Du lieu, on mesure l’importance pour celle qui cherche intuitivement la résonance avec l’espace physique du bâtiment autant que les renvois complexes entre ses oeuvres. Sur les murs de la pièce où s’expose la cellule, photos d’ateliers tirées sur fonds miroitants et porte recouverte de miroir sans tain se prêtent à un jeu de reflets presque infinis, tandis que toutes les salles s’interpénètrent par une lumière qui transperce le mur, une installation à traverser (Passageway), des réverbérations… Dans ce jeu de résonnances, Laura Lamiel peut alors déployer son oeuvre, vivante et inachevée.

Laura Lamiel, Les yeux de W (détail)

Son art est-il pour autant désincarné ? Rien n’est moins sûr : à travers ce corps absent mais suggéré en filigrane, ou plus explicite et organique, quelque chose de charnel qui mettrait la violence à distance se livre ici.
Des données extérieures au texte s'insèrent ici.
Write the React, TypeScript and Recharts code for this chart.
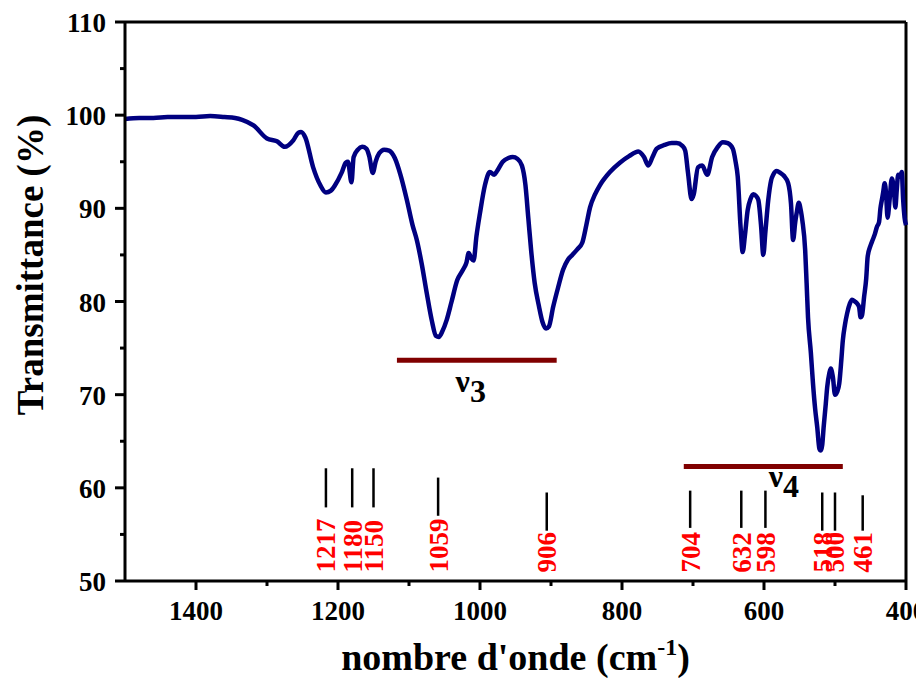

Ainsi de la série Forclose montrée à l’étage : sur des tables en verre, chemises blanches nouées à la façon des camisoles de force et livres ou cahiers scellés - muets ? - retiennent ce que les miroirs posés au sol révèlent de leur face cachée : dessins rouge sang, écritures biffées de carmin… Et puis ces pelotes de fil rouge enroulées-déroulées, telles des viscères. Aux murs, des peintures, rouges elles aussi: visages dits « têtes perdues » bâillonnés de vermillon - comment ne pas songer ici aux Otages de Fautrier ? -, « racines » semblables à des veines, « bouches » exhalant leur souffle...

Laura Lamiel, Têtes perdues - Forclose

Au bord de quel abîme intérieur - vertige des profondeurs - Laura Lamiel nous fait-elle donc pencher ? Comment, en définitive, accueillir l’indicible d’une œuvre située au-delà du langage et se refusant par essence à tout discours ? Sans doute en ne cherchant pas à la circonscrire, mais bien plutôt à en éprouver la présence mystérieuse, entre ombre et lumière, par la rencontre.

Odile de Loisy

 

Laura Lamiel est représentée par la galerie parisienne Marcelle Alix qui lui consacre une exposition en juin 2019. Une monographie doit paraître sur son travail en mai 2019.